Still, he wants the government to acknowledge past mistakes.

Not so much for himself, but for the earlier generations: the fathers, the grandfathers, the brave young men who left their homeland to search out a better life for their villages by working in the gold mines, on the railroad.

“We’re doing it for our forebears. They would rest easier,” he says.

“We witnessed their suffering, their despair, their homesickness.”

Wong says it’s important to get the issue addressed, before all the people it affected pass away. His parents’ generation is gone; his own is already disappearing.

There are many for whom the wrongs will never be righted.

One of them he remembers clearly is Wing On Wong, a cousin.

He came to Canada at the age of 11 or 12, he served in the war all over the world and won a dozen medals for his efforts.
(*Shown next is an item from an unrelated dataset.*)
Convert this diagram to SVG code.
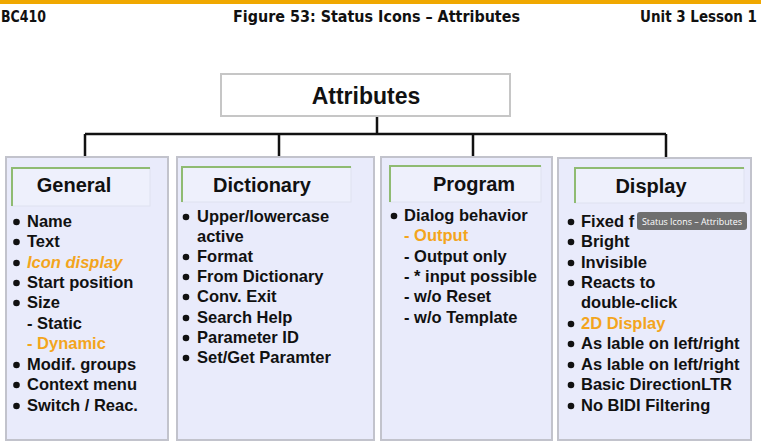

He, too, had to pay the head tax. He, too, faced years of not being considered a full citizen, despite his service to his country.

Wong remembers sitting with Wing when he was dying, and Wing making his request: “‘You tell Mulroney I fight for this country, I pay the head tax, we low man on the totem pole. I die, I want military funeral. Make sure they play the bugle.'”

Wong stops, shakes his head, his eyes welling with tears.

“Wing didn’t get any of that. He didn’t get a damn thing.”

Wong believes the government must acknowledge that the $23 million it collected from the Chinese head tax was unjust.

“Taxes belong to the people that pay them. The $23 million that was collected did not benefit those taxed at all.”

But at its heart, it’s not about the money.

“The symbolic apology is long overdue,” he says. “An apology does not cost anything. All it takes is a bit of generosity and compassion and soul-searching.

“Even a straight refund of $500 would be symbolic enough, and put it behind us.”

He isn’t sure what will come of it all.

But he will continue to do his part. He will speak out when he’s asked to. He will tell his story in the hopes it will be remembered. He will don his uniform to volunteer with the Chinese Veterans’ Association, to attend Remembrance Day ceremonies.

He will button up his coat with pride.

And he will sing O Canada.

Because this is his home, his native land.

His name is Gim Wong, and he is Canadian.